The rain continued to be a light drizzle, so the eight of us who remained kept walking to the Opera House, where across the street is a small restaurant.When Bill Clinton visited Chile he stopped in this place (for a Coke supposedly) and ever since the restaurant has completely branded itself around him – featuring a whole menu of Clinton-inspired dishes – including the “Monica Lewinsky” hot dog…

The rain had picked up again at this point, and the timing was perfect. We kept walking (into a trendy/expensive neighbourhood whose name I’ve forgotten) and stopped for snacks/drinks at a place the tour company had an agreement for. They had a “special menu” of food and drinks for the tour (supposedly cheaper than their normal prices) and we were encouraged to try the Pisco Sour.

I’d always though Pisco was a Peruvian thing (and maybe it is) but our guide insisted that it was a Chilean drink that the Peruvians had simply stolen. Now, given Pedro de Valdivia had come to “discover” Chile from Peru, the whole thing is up for debate really since the the breaking up into countries is a bit of an artificial colonial thing…

That said, the pisco sour was indeed delicious!

After the rain let up a bit we kept walking through a park, and enjoying the park, statues, etc….

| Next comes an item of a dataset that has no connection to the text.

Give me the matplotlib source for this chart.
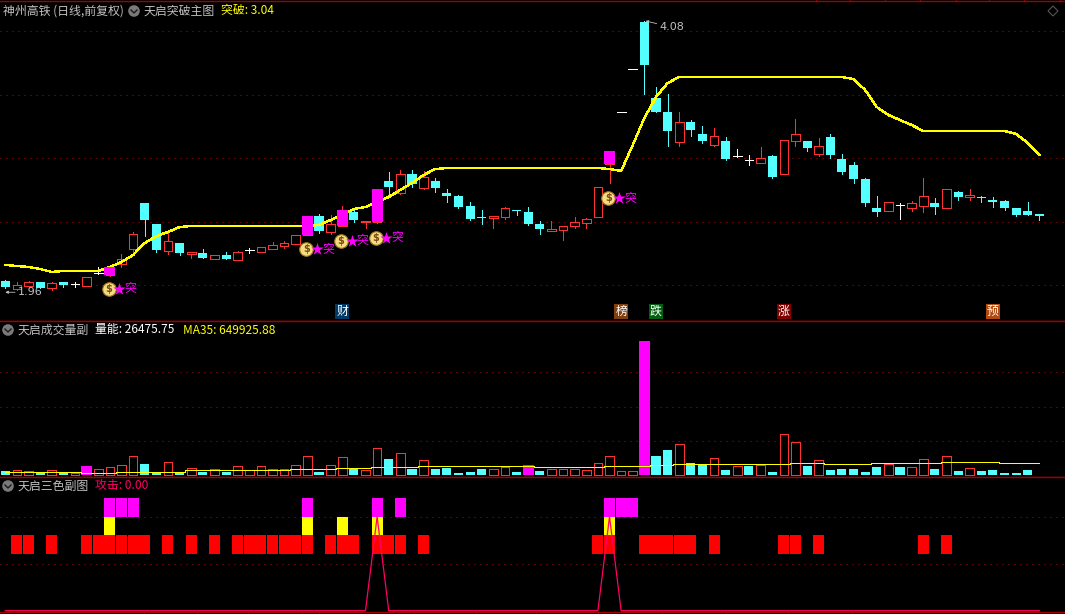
import numpy as np
import matplotlib
matplotlib.use("Agg")
import matplotlib.pyplot as plt
from matplotlib.patches import Circle, Polygon
from matplotlib.lines import Line2D
from matplotlib.transforms import IdentityTransform

plt.rcParams['font.family'] = ['Noto Sans CJK SC', 'DejaVu Sans']

# daily candles, price in yuan
opens = [2.033,1.970,1.993,2.025,1.978,2.025,2.009,1.993,2.096,2.080,
         2.167,2.285,2.647,2.482,2.269,2.332,2.245,2.253,2.206,2.238,
         2.198,2.277,2.261,2.285,2.309,2.324,2.395,2.545,2.419,2.466,
         2.576,2.498,2.498,2.821,2.726,2.876,2.766,2.821,2.726,2.703,
         2.624,2.537,2.529,2.537,2.592,2.576,2.482,2.427,2.435,2.466,
         2.490,2.537,2.955,3.364,3.703,4.074,3.475,3.364,3.128,3.286,
         3.191,3.104,3.136,3.018,2.986,2.963,3.018,2.876,3.136,3.136,
         3.033,3.167,2.994,2.947,2.836,2.608,2.584,2.632,2.608,2.624,
         2.647,2.608,2.734,2.695,2.695,2.671,2.663,2.608,2.584,2.561]
highs = [2.041,2.025,2.033,2.025,2.025,2.025,2.025,2.064,2.143,2.159,
         2.245,2.419,2.647,2.482,2.419,2.332,2.261,2.285,2.238,2.261,
         2.269,2.293,2.301,2.340,2.348,2.395,2.545,2.561,2.553,2.624,
         2.592,2.506,2.758,2.892,2.907,2.907,2.900,2.844,2.758,2.710,
         2.655,2.592,2.545,2.616,2.592,2.616,2.506,2.506,2.466,2.537,
         2.529,2.773,3.057,3.364,3.703,4.082,3.561,3.506,3.364,3.301,
         3.254,3.238,3.167,3.073,3.026,3.089,3.026,3.144,3.309,3.136,
         3.160,3.191,3.033,2.970,2.844,2.703,2.655,2.647,2.663,2.844,
         2.687,2.758,2.742,2.758,2.703,2.695,2.671,2.608,2.655,2.561]
lows = [1.978,1.962,1.985,1.978,1.962,1.985,1.985,1.993,2.088,2.072,
        2.143,2.253,2.387,2.261,2.245,2.238,2.214,2.214,2.206,2.206,
        2.198,2.253,2.261,2.285,2.293,2.324,2.395,2.411,2.403,2.466,
        2.498,2.450,2.490,2.695,2.718,2.773,2.758,2.734,2.655,2.608,
        2.513,2.482,2.450,2.521,2.553,2.474,2.403,2.427,2.356,2.450,
        2.450,2.537,2.805,3.364,3.703,3.506,3.364,3.097,3.097,3.175,
        3.120,3.097,2.986,3.010,2.947,2.963,2.844,2.876,3.097,3.057,
        3.018,3.002,2.876,2.805,2.624,2.545,2.584,2.521,2.584,2.576,
        2.561,2.608,2.671,2.671,2.655,2.616,2.592,2.545,2.553,2.513]
closes = [1.985,2.001,2.025,1.978,2.017,2.001,2.009,2.064,2.096,2.143,
          2.206,2.403,2.513,2.277,2.348,2.253,2.261,2.214,2.238,2.206,
          2.261,2.277,2.301,2.316,2.332,2.395,2.545,2.427,2.482,2.592,
          2.513,2.506,2.758,2.773,2.876,2.797,2.852,2.766,2.703,2.616,
          2.521,2.529,2.545,2.608,2.584,2.482,2.442,2.442,2.466,2.498,
          2.521,2.773,3.057,3.364,3.703,3.735,3.364,3.215,3.286,3.223,
          3.136,3.175,2.994,3.018,2.986,3.002,2.852,3.144,3.191,3.081,
          3.097,3.026,2.892,2.836,2.647,2.576,2.655,2.632,2.647,2.703,
          2.616,2.758,2.695,2.710,2.687,2.655,2.608,2.553,2.553,2.545]
# yellow breakout line
breakout = [2.159,2.151,2.143,2.127,2.104,2.112,2.112,2.112,2.112,2.143,
            2.182,2.238,2.332,2.387,2.419,2.458,2.466,2.466,2.466,2.466,
            2.466,2.466,2.466,2.466,2.466,2.466,2.466,2.474,2.513,2.553,
            2.600,2.616,2.655,2.695,2.750,2.805,2.868,2.915,2.923,2.923,
            2.923,2.923,2.923,2.923,2.923,2.923,2.923,2.923,2.923,2.923,
            2.923,2.923,2.915,2.900,3.104,3.317,3.483,3.593,3.640,3.640,
            3.640,3.640,3.640,3.640,3.640,3.640,3.640,3.640,3.640,3.640,
            3.640,3.640,3.640,3.624,3.538,3.404,3.341,3.301,3.262,3.215,
            3.215,3.215,3.215,3.215,3.215,3.215,3.215,3.191,3.120,3.026]
price_signal = [9, 26, 29, 32, 52]
bag_price = [1.972, 2.282, 2.350, 2.371, 2.684]
news_idx = [29, 53, 56, 67, 85]
news_text = ['财', '榜', '跌', '涨', '预']
news_bg = ['#003a66', '#7f4010', '#006010', '#800000', '#b04a10']
price_ticks = [2.0, 2.5, 3.0, 3.5, 4.0]
top_marks = [69.8, 72.7, 75.7, 78.7, 81.8, 84.7, 87.7, 90.8]
bottom_marks = [11.9, 16.5, 20.9, 25.5, 27, 33.8, 35.2, 40.5, 45.7, 51, 56.5, 62, 67.4, 72.9]

# volume, in units of 10000
volume = [22.2,25.9,22.2,11.1,25.9,11.1,11.1,50.0,31.5,44.4,
          55.5,105.5,61.1,11.1,70.3,11.1,38.9,16.7,33.3,16.7,
          50.0,27.8,50.0,33.3,33.3,55.5,105.5,16.7,55.5,99.9,
          33.3,27.8,148.0,88.8,122.1,33.3,81.4,33.3,38.9,11.1,
          16.7,33.3,33.3,44.4,16.7,55.5,22.2,33.3,33.3,33.3,
          27.8,64.8,105.5,20.4,20.4,743.7,105.5,138.8,170.2,66.6,
          61.1,92.5,27.8,50.0,50.0,55.5,16.7,225.7,181.3,50.0,
          81.4,27.8,33.3,33.3,16.7,44.4,61.1,44.4,44.4,87.0,
          33.3,103.6,22.2,37.0,22.2,27.8,11.1,11.1,27.8,2.65]
vol_ma = [18.5,18.5,18.5,18.5,18.5,18.5,18.5,13.0,13.0,13.0,
          18.5,18.5,18.5,18.5,18.5,18.5,25.9,25.9,25.9,25.9,
          25.9,25.9,25.9,25.9,25.9,31.5,31.5,31.5,31.5,37.0,
          37.0,37.0,42.6,42.6,42.6,42.6,48.1,48.1,48.1,48.1,
          48.1,48.1,48.1,48.1,48.1,48.1,42.6,42.6,42.6,42.6,
          42.6,42.6,48.1,48.1,48.1,48.1,53.7,53.7,59.2,59.2,
          59.2,59.2,59.2,59.2,59.2,59.2,59.2,59.2,64.8,64.8,
          64.8,59.2,59.2,59.2,59.2,64.8,64.8,64.8,64.8,64.8,
          64.8,70.3,70.3,70.3,70.3,70.3,64.8,64.8,64.8,64.99]
vol_signal = [7, 45, 55]
vol_ticks = [190, 380, 570]

# three colour panel
red_days = [1,2,4,7,8,9,10,11,12,14,16,18,20,21,22,23,24,25,26,28,29,30,
            32,33,34,36,51,52,55,56,57,58,59,61,67,68,70,79,81]
yellow_days = [9, 26, 29, 32, 52]
magenta_days = [9, 10, 11, 26, 32, 34, 52, 53, 54]
attack_days = [31, 32, 33, 51, 52, 53]
attack_vals = [0, 100, 0, 0, 100, 0]
attack_ticks = [50, 100]

w = 1065
h = 614
dark_red = '#a00000'
red = '#ff3232'
cyan = '#54ffff'
magenta = '#ff00ff'
yellow = '#ffff00'
pink = '#ff0066'
gray = '#c0c0c0'
one_px = 0.6

opens = np.array(opens)
closes = np.array(closes)
highs = np.array(highs)
lows = np.array(lows)
volume = np.array(volume)
days = np.arange(len(opens))

fig = plt.figure(figsize=(w/100, h/100), dpi=100, facecolor='black')

def make_axes(top, bottom):
    ax = fig.add_axes([0, 1-bottom/h, 1, (bottom-top)/h], facecolor='black')
    ax.set_xlim(-0.456, 91.2)
    for s in ['left', 'right']:
        ax.spines[s].set_visible(False)
    for s in ['top', 'bottom']:
        ax.spines[s].set_color(dark_red)
        ax.spines[s].set_linewidth(1.0)
    ax.tick_params(left=False, labelleft=False, bottom=False, labelbottom=False)
    return ax

ax1 = make_axes(1.3, 321.3)
ax2 = make_axes(321.3, 477.3)
ax3 = make_axes(477.3, 612.3)
ax1.set_ylim(1.715, 4.237)
ax2.set_ylim(-12.8, 853)
ax3.set_ylim(-1.7, 141.9)

ax1.xaxis.set_ticks_position('top')
ax1.set_xticks(top_marks)
ax1.tick_params(top=True, labeltop=False, length=1.2, width=0.7, color=dark_red, direction='out')
ax3.set_xticks(bottom_marks)
ax3.tick_params(bottom=True, labelbottom=False, length=1.2, width=0.7, color=dark_red, direction='out')

for ax, ticks in [(ax1, price_ticks), (ax2, vol_ticks), (ax3, attack_ticks)]:
    ax.hlines(ticks, -0.456, 91.2, colors='#b00000', linewidth=0.8,
              linestyles=(0, (1, 4.4)), zorder=1)

# price panel
up = closes > opens
down = closes < opens
flat = closes == opens
ax1.vlines(days[up], lows[up], highs[up], colors=red, linewidth=one_px, antialiased=False, zorder=2)
ax1.vlines(days[down], lows[down], highs[down], colors=cyan, linewidth=one_px, antialiased=False, zorder=2)
ax1.vlines(days[flat], lows[flat], highs[flat], colors='white', linewidth=one_px, antialiased=False, zorder=2)
ax1.bar(days[up], (closes-opens)[up], bottom=opens[up], width=0.74, facecolor='black',
        edgecolor=red, linewidth=one_px, antialiased=False, zorder=3)
ax1.bar(days[down], (opens-closes)[down], bottom=closes[down], width=0.78, color=cyan,
        linewidth=0, antialiased=False, zorder=3)
ax1.hlines(closes[flat], days[flat]-0.38, days[flat]+0.38, colors='white', linewidth=one_px,
           antialiased=False, zorder=3)
ax1.plot(days, breakout, color=yellow, linewidth=1.0, antialiased=False, zorder=4)
ax1.bar(price_signal, closes[price_signal]-opens[price_signal], bottom=opens[price_signal],
        width=0.95, color=magenta, linewidth=0, antialiased=False, zorder=5)

# money bag, star and breakout word under each signal
for d, p in zip(price_signal, bag_price):
    ax1.scatter([d-0.1], [p], s=95, facecolor='#f5dc80', edgecolor='#a07820', linewidth=0.8, zorder=6)
    ax1.text(d-0.1, p, '$', color='#7a4a10', fontsize=7, fontweight='bold', ha='center',
             va='center', family='DejaVu Sans', zorder=7)
    ax1.scatter([d+0.8], [p], s=90, marker='*', color=magenta, linewidth=0, zorder=6)
    ax1.text(d+1.25, p, '突', color=magenta, fontsize=8.6, ha='left', va='center', zorder=7)

for d, s, bg in zip(news_idx, news_text, news_bg):
    ax1.text(d, 1.79, s, color='white', fontsize=8.6, ha='center', va='center', zorder=7,
             bbox=dict(facecolor=bg, edgecolor='none', pad=0.8))

hi = int(np.argmax(highs))
lo = int(np.argmin(lows))
ax1.annotate('%.2f' % highs[hi], xy=(hi+0.1, highs[hi]), xytext=(10, -4.5), textcoords='offset points',
             color=gray, fontsize=8, va='center', family='DejaVu Sans', zorder=7,
             arrowprops=dict(arrowstyle='-|>', color=gray, linewidth=0.6, mutation_scale=4,
                             shrinkA=0, shrinkB=0))
ax1.annotate('%.2f' % lows[lo], xy=(0, lows[lo]-0.018), xytext=(9, 0), textcoords='offset points',
             color=gray, fontsize=8, va='center', family='DejaVu Sans', zorder=7,
             arrowprops=dict(arrowstyle='-|>', color=gray, linewidth=0.6, mutation_scale=4,
                             shrinkA=0, shrinkB=0))

# volume panel
prev_close = np.concatenate(([closes[0]], closes[:-1]))
vol_up = up | (flat & (closes >= prev_close))
vol_hollow = vol_up.copy()
vol_solid = ~vol_up
vol_hollow[vol_signal] = False
vol_solid[vol_signal] = False
ax2.bar(days[vol_hollow], volume[vol_hollow], width=0.74, facecolor='black', edgecolor=red,
        linewidth=one_px, antialiased=False, zorder=3)
ax2.bar(days[vol_solid], volume[vol_solid], width=0.78, color=cyan, linewidth=0, antialiased=False, zorder=3)
ax2.bar(vol_signal, volume[vol_signal], width=0.95, color=magenta, linewidth=0, antialiased=False, zorder=3)
ax2.plot(days, vol_ma, color=yellow, linewidth=one_px, drawstyle='steps-mid', antialiased=False, zorder=4)

# three colour panel
ax3.bar(red_days, 20, bottom=60, width=0.95, color='#ff0000', linewidth=0, antialiased=False, zorder=3)
ax3.bar(yellow_days, 20, bottom=80, width=0.95, color=yellow, linewidth=0, antialiased=False, zorder=3)
ax3.bar(magenta_days, 20, bottom=100, width=0.95, color=magenta, linewidth=0, antialiased=False, zorder=3)
attack = np.zeros(len(days))
attack[attack_days] = attack_vals
ax3.plot(days, attack, color=pink, linewidth=0.9, zorder=4)

# headers
def head(x, y, s, color, size=8.6):
    fig.text(x/w, 1-y/h, s, color=color, fontsize=size, va='center', ha='left')

def icon(x, y):
    fig.add_artist(Circle((x, h-y), 5.8, facecolor='#7a7a7a', edgecolor='none', transform=IdentityTransform()))
    fig.add_artist(Line2D([x-3, x, x+3], [h-y+1, h-y-2, h-y+1], color='#1a1a1a', linewidth=1.0,
                          transform=IdentityTransform()))

head(3, 11, '神州高铁 (日线,前复权)', gray)
icon(134, 11)
head(144, 11, '天启突破主图', gray)
head(221, 11, '突破: 3.04', yellow)
icon(8, 330)
head(18, 330, '天启成交量副', gray)
head(95, 330, '量能: 26475.75', 'white')
head(183, 330, 'MA35: 649925.88', yellow)
icon(8, 486)
head(18, 486, '天启三色副图', gray)
head(95, 486, '攻击: 0.00', pink)
fig.add_artist(Polygon([(1053, h-6), (1058, h-11), (1053, h-16), (1048, h-11)], closed=True, fill=False,
                       edgecolor='#555555', linewidth=0.8, transform=IdentityTransform()))

fig.savefig('out.png', dpi=100, facecolor='black')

Finally the tour ended up in an area known for nightlife. Now, this is usually the downside with free tours which is that they are geared to budget-minded travelers (aka backpackers) so tend to skew towards the activities more popular with the younger crowds…aka bars and clubs.

This one was no exception at the end, but as with some other great walking tours I’ve gone on there was plenty of history and a great intro to the city included, so it was well worth it. Plus, this tour ended at a place where the group could have a drink together, and the four of us left standing at the end did…plus, it was a place that brewed its own craft beer so was definitely a win!

After the tour was over I had a recommendation for a place near my hotel called Pizzeria Tiramisu to get dinner, and when I walked in I was shocked how busy the place was for a Thursday night. Tables were all booked, but the place had multiple bars inside and it was suggested to hover by them and wait for a seat. One opened up after about 10 minutes, and I was able to enjoy a nice lasagna and beer (and of course tiramisu) which was welcome after several hours walking around in the cold rain.

I was exhausted by this point, made it back to the hotel and crashed, since it would be a very early wakeup the next morning to continue on to Buenos Aires! Not too much to say about the W as a hotel – it was located in an upscale neighbourhood with lots of stuff within walking distance. It was very clean, very W-like, and not memorable. I would definitely stay there again, but given the rather expensive price I would also consider other options.